La gelida obiettività e il cinismo con cui Machiavelli descriveva il comportamento freddo, razionale ed eventualmente spietato che un capo di Stato deve mettere in atto, hanno fatto pensare molto i critici, che avevano anche a che fare con l'altra grande opera di Machiavelli, i Discorsi sopra la prima deca di Tito Livio (1519), l'opera in cui Machiavelli mostra tutta la sua propensione verso una forma di governo repubblicana. Infatti, un grande repubblicano come Machiavelli avrebbe potuto avere come vero scopo, nel Principe, quello di mettere a nudo le atrocità compiute dai principi dell'epoca, a vantaggio del popolo, che in tal modo potrebbe difendersi. Oppure voleva soltanto entrare nelle grazie del duca Medici per ottenere un qualche posto di prestigio nel governo di Firenze, dal quale era stato cacciato con il ritorno dei Medici al potere durante le guerre d'Italia.
Il rapporto complicato, se così si può definire, tra verità e potere è una questione che ancora oggi fa pensare. Come Andreotti, molti politici italiani e non, contemporanei e antichi hanno potuto narrare la loro storia di vincitori, mettendo a tacere le voci dell'opposizione che invece voleva raccontare una storia del tutto diversa.
Michel Foucault (1926-1984) nel suo corso del 1976 al Collège de France intitolato Bisogna difendere la Società ci offre una critica radicale del potere inteso solo come sovranità e nell'intento di andare ad analizzare come effettivamente il potere si muova nella società, teorizza la cosiddetta "storia della guerra fra le razze". La storia, dice Foucault, è storia di guerra continua tra gruppi d'interesse diversi; entrambi i gruppi hanno una propria narrazione. Il gruppo che riuscirà a prevalere sull'altro, con la violenza e il sangue degli ormai oppressi, si "guadagnerà" il diritto a raccontare la storia a suo piacimento, per così dire: è il caso delle grandi monarchie assolutistiche dell'età moderna, ad esempio, che fanno derivare il loro potere direttamente da Dio. Allora il contro-potere (ad esempio, nel '600, i parlamentaristi nell'Inghilterra o la nobiltà in Francia) realizza una contro-narrazione genealogica, andando a ricercare le reali origini del potere vigente: il sangue, la guerra, la morte. Gli oppositori allora raccontano un'altra storia, opposta alla storia dominante, celebrativa, utile allo scardinamento di questo potere sovrano.

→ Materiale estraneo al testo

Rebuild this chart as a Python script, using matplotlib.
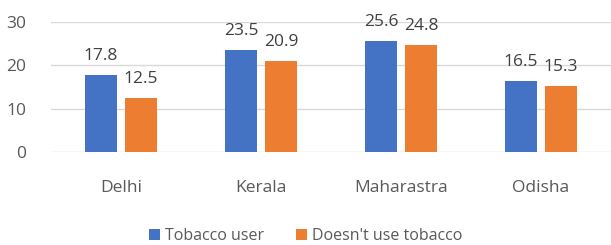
import numpy as np
import matplotlib.pyplot as plt

plt.rcParams['font.family'] = ['Open Sans', 'DejaVu Sans']

states = ['Delhi', 'Kerala', 'Maharastra', 'Odisha']
tobacco_user = [17.8, 23.5, 25.6, 16.5]
non_user = [12.5, 20.9, 24.8, 15.3]

blue = '#4472C4'
orange = '#ED7D31'
txt = '#595959'

fig = plt.figure(figsize=(6.11, 2.45), dpi=100)
ax = fig.add_axes([51 / 611, 1 - 152 / 245, 560 / 611, 130 / 245])

x = np.arange(len(states))
w = 0.229
b1 = ax.bar(x - 0.143, tobacco_user, w, color=blue, label='Tobacco user', zorder=3)
b2 = ax.bar(x + 0.143, non_user, w, color=orange, label="Doesn't use tobacco", zorder=3)

# value labels sit well above each bar
for bars in (b1, b2):
    for r in bars:
        ax.annotate(f'{r.get_height():.1f}', (r.get_x() + r.get_width() / 2, r.get_height()),
                    xytext=(0, 11), textcoords='offset pixels',
                    ha='center', va='bottom', fontsize=12.5, color='#404040')

ax.set_xlim(-0.5, 3.5)
ax.set_ylim(0, 30)
ax.set_yticks([0, 10, 20, 30])
ax.set_xticks(x)
ax.set_xticklabels(states)
ax.tick_params(axis='both', length=0, labelsize=12.5, labelcolor=txt)
ax.tick_params(axis='x', pad=20)
ax.tick_params(axis='y', pad=18)
ax.grid(axis='y', color='#D9D9D9', linewidth=1, zorder=0)
for s in ax.spines.values():
    s.set_visible(False)

fig.legend(handles=[b1, b2], loc='center', bbox_to_anchor=(0.5, 1 - 236 / 245),
           ncol=2, frameon=False, fontsize=11.5, labelcolor=txt,
           handlelength=0.7, handleheight=0.7, handletextpad=0.3, columnspacing=2.0)

fig.savefig('out.png', dpi=100)
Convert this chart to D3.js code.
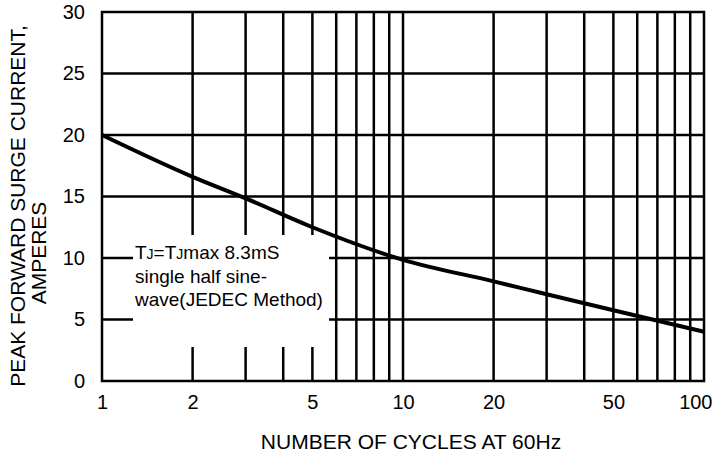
<!DOCTYPE html>
<html>
<head>
<meta charset="utf-8">
<script src="https://cdn.jsdelivr.net/npm/d3@7"></script>
<style>
  body { margin: 0; background: #fff; }
  text { font-family: "Liberation Sans", Arial, sans-serif; fill: #000; }
</style>
</head>
<body>
<svg id="chart"></svg>
<script>
// curve (cycles at 60Hz -> peak surge current, A)
const cycles = [1, 2, 3, 5, 10, 20, 30, 50, 100];
const current = [20, 16.6, 14.85, 12.5, 9.85, 8.1, 7.05, 5.75, 4.0];

const xTickValues = [1, 2, 5, 10, 20, 50, 100];
const xGridValues = [2, 3, 4, 5, 6, 7, 8, 9, 10, 20, 30, 40, 50, 60, 70, 80, 90];
const yTickValues = [0, 5, 10, 15, 20, 25, 30];
const yGridValues = [5, 10, 15, 20, 25];

const xTitle = 'NUMBER OF CYCLES AT 60Hz';
const yTitleLines = ['PEAK FORWARD SURGE CURRENT,', 'AMPERES'];
const noteLines = [
    [['T', 0], ['J', 1], ['=T', 0], ['J', 1], ['max 8.3mS', 0]],
    [['single half sine-', 0]],
    [['wave(JEDEC Method)', 0]]
];

const width = 715, height = 454;
const margin = {top: 12, right: 11, bottom: 73, left: 102};
const innerW = width - margin.left - margin.right;
const innerH = height - margin.top - margin.bottom;

const svg = d3.select('#chart')
    .attr('width', width)
    .attr('height', height);

const chart = svg.append('g')
    .attr('transform', `translate(${margin.left}, ${margin.top})`);

const x = d3.scaleLog().domain([1, 100]).range([0, innerW]);
const y = d3.scaleLinear().domain([0, 30]).range([innerH, 0]);

const lineW = 2.5;

// grid
chart.selectAll('.vgrid')
    .data(xGridValues)
    .enter()
    .append('line')
    .attr('x1', d => x(d)).attr('x2', d => x(d))
    .attr('y1', 0).attr('y2', innerH)
    .attr('stroke', '#000')
    .attr('stroke-width', lineW);

chart.selectAll('.hgrid')
    .data(yGridValues)
    .enter()
    .append('line')
    .attr('x1', 0).attr('x2', innerW)
    .attr('y1', d => y(d)).attr('y2', d => y(d))
    .attr('stroke', '#000')
    .attr('stroke-width', lineW);

// note box blanks out the grid behind the text
const note = {x: 31, y: 223, w: 196, h: 112};
chart.append('rect')
    .attr('x', note.x).attr('y', note.y)
    .attr('width', note.w).attr('height', note.h)
    .attr('fill', '#fff');

const noteText = chart.append('g')
    .attr('transform', `translate(${note.x + 2}, ${note.y + 24})`);
noteLines.forEach((parts, i) => {
    const t = noteText.append('text')
        .attr('y', i * 23.5)
        .style('font-size', '19px');
    parts.forEach(p => {
        t.append('tspan')
            .style('font-size', p[1] ? '14px' : '19px')
            .text(p[0]);
    });
});

// frame
chart.append('rect')
    .attr('width', innerW).attr('height', innerH)
    .attr('fill', 'none')
    .attr('stroke', '#000')
    .attr('stroke-width', lineW);

// curve
const line = d3.line()
    .x((d, i) => x(cycles[i]))
    .y(d => y(d))
    .curve(d3.curveMonotoneX);

chart.append('path')
    .attr('d', line(current))
    .attr('fill', 'none')
    .attr('stroke', '#000')
    .attr('stroke-width', 4);

// axes
const xaxis = d3.axisBottom(x)
    .tickValues(xTickValues)
    .tickFormat(d3.format('d'))
    .tickSize(0)
    .tickPadding(14);

const xg = chart.append('g')
    .attr('transform', `translate(0, ${innerH})`)
    .call(xaxis);
xg.select('.domain').remove();
xg.selectAll('text').style('font-size', '20px');
xg.selectAll('.tick').filter(d => d === 100).select('text')
    .attr('text-anchor', 'end')
    .attr('x', 8);

const yaxis = d3.axisLeft(y)
    .tickValues(yTickValues)
    .tickSize(0)
    .tickPadding(17);

const yg = chart.append('g').call(yaxis);
yg.select('.domain').remove();
yg.selectAll('text').style('font-size', '20px');

// titles
svg.append('text')
    .attr('x', 411)
    .attr('y', 449)
    .attr('text-anchor', 'middle')
    .style('font-size', '21px')
    .text(xTitle);

svg.append('text')
    .attr('transform', 'translate(25, 206) rotate(-90)')
    .attr('text-anchor', 'middle')
    .style('font-size', '21px')
    .text(yTitleLines[0]);

svg.append('text')
    .attr('transform', 'translate(46, 253) rotate(-90)')
    .attr('text-anchor', 'middle')
    .style('font-size', '21px')
    .text(yTitleLines[1]);
</script>
</body>
</html>
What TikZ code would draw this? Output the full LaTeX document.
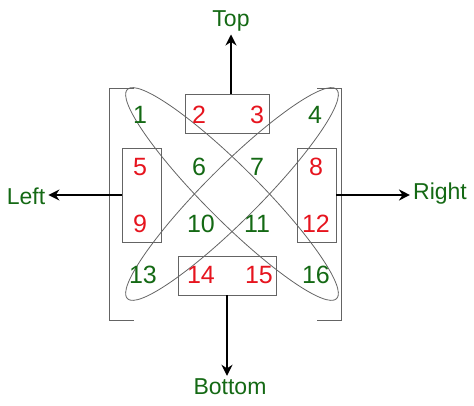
\documentclass[tikz,border=0pt]{standalone}
\usepackage{fontspec}
\setmainfont{Liberation Sans}
\usetikzlibrary{arrows.meta}
\definecolor{numgreen}{RGB}{20,105,20}
\definecolor{numred}{RGB}{230,20,30}
\definecolor{linegray}{RGB}{100,100,100}

\begin{document}
\begin{tikzpicture}[x=1pt,y=1pt,
	box/.style={draw=linegray, line width=0.9pt, minimum width=#1, inner sep=0pt},
	grn/.style={text=numgreen, font=\fontsize{25}{29}\selectfont},
	rd/.style={text=numred, font=\fontsize{25}{29}\selectfont},
	lbl/.style={text=numgreen, font=\fontsize{23}{27}\selectfont, inner sep=3pt},
	arr/.style={-{Stealth[length=11pt,width=11pt]}, line width=2pt}]
	\useasboundingbox (0,0) rectangle (474,406);
	%\draw[help lines] (0,0) grid[step=50] (474,406);
	% brackets
	\draw[linegray, line width=0.9pt] (134,318)--(109,318)--(109,86)--(134,86);
	\draw[linegray, line width=0.9pt] (317,318)--(341,318)--(341,86)--(317,86);
	% contact boxes
	\node[box=84pt, minimum height=39pt] (tb) at (227,292.5) {};
	\node[box=98pt, minimum height=39pt] (bb) at (227,130.5) {};
	\node[box=39pt, minimum height=94pt] (lb) at (141.5,211) {};
	\node[box=39pt, minimum height=94pt] (rb) at (316.5,211) {};
	% ellipses
	\draw[linegray, line width=0.8pt] (232,212) ellipse [x radius=148, y radius=27, rotate=-45];
	\draw[linegray, line width=0.8pt] (232,212) ellipse [x radius=148, y radius=27, rotate=45];
	% numbers
	\node[grn] (n1) at (140,291) {1};
	\node[rd] (n2) at (199,291) {2};
	\node[rd] (n3) at (257,291) {3};
	\node[grn] (n4) at (315,291) {4};
	\node[rd] (n5) at (140,239) {5};
	\node[grn] (n6) at (199,239) {6};
	\node[grn] (n7) at (257,239) {7};
	\node[rd] (n8) at (316,239) {8};
	\node[rd] (n9) at (140,182) {9};
	\node[grn] (n10) at (201,182) {10};
	\node[grn] (n11) at (257,182) {11};
	\node[rd] (n12) at (316,182) {12};
	\node[grn] (n13) at (143,131) {13};
	\node[rd] (n14) at (201,131) {14};
	\node[rd] (n15) at (259,131) {15};
	\node[grn] (n16) at (316,131) {16};
	% directions
	\node[lbl] (top) at (231,385) {Top};
	\node[lbl] (bottom) at (230,19) {Bottom};
	\node[lbl] (left) at (26,210) {Left};
	\node[lbl] (right) at (440,212) {Right};
	\draw[arr] (top.south |- tb.north) -- (top.south);
	\draw[arr] (bb.south) -- (bb.south |- bottom.north);
	\draw[arr] (lb.west) -- (lb.west -| left.east);
	\draw[arr] (rb.east) -- (rb.east -| right.west);
\end{tikzpicture}
\end{document}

Ogni potere che si dica "legittimo" necessita di una narrazione glorificante affinché si continui a percepirlo come tale, e questa narrazione è un'auto-narrazione falsata dagli interessi in ballo: si pensi, ad esempio, all'Eneide, scritta da Virgilio con l'intenzione di celebrare Augusto e la sua famiglia, la gens Iulia, riconducendo le origini di quest'ultima al grande eroe troiano Enea, fondatore di Roma.
«Voglio dire questo: in una società come la nostra – ma in fondo in qualsiasi società – molteplici relazioni di potere attraversano, caratterizzano, costituiscono il corpo sociale. Queste relazioni di potere non possono dissociarsi, né stabilirsi, né funzionare senza una produzione, un'accumulazione, una circolazione, un funzionamento del discorso vero. Non c'è esercizio del potere senza una certa economia dei discorsi di verità che funzioni in – a partire da e attraverso – questo potere. Siamo sottomessi dal potere alla produzione della verità e non possiamo esercitare il potere che attraverso la produzione della verità**.
* - Il principe, XV capitolo, da https://letteritaliana.weebly.com/
** - Bisogna difendere la società, corso del 14 gennaio 1976, Saggi Universale Economica, Giangiacomo Feltrinelli Editore, Milano, 2010.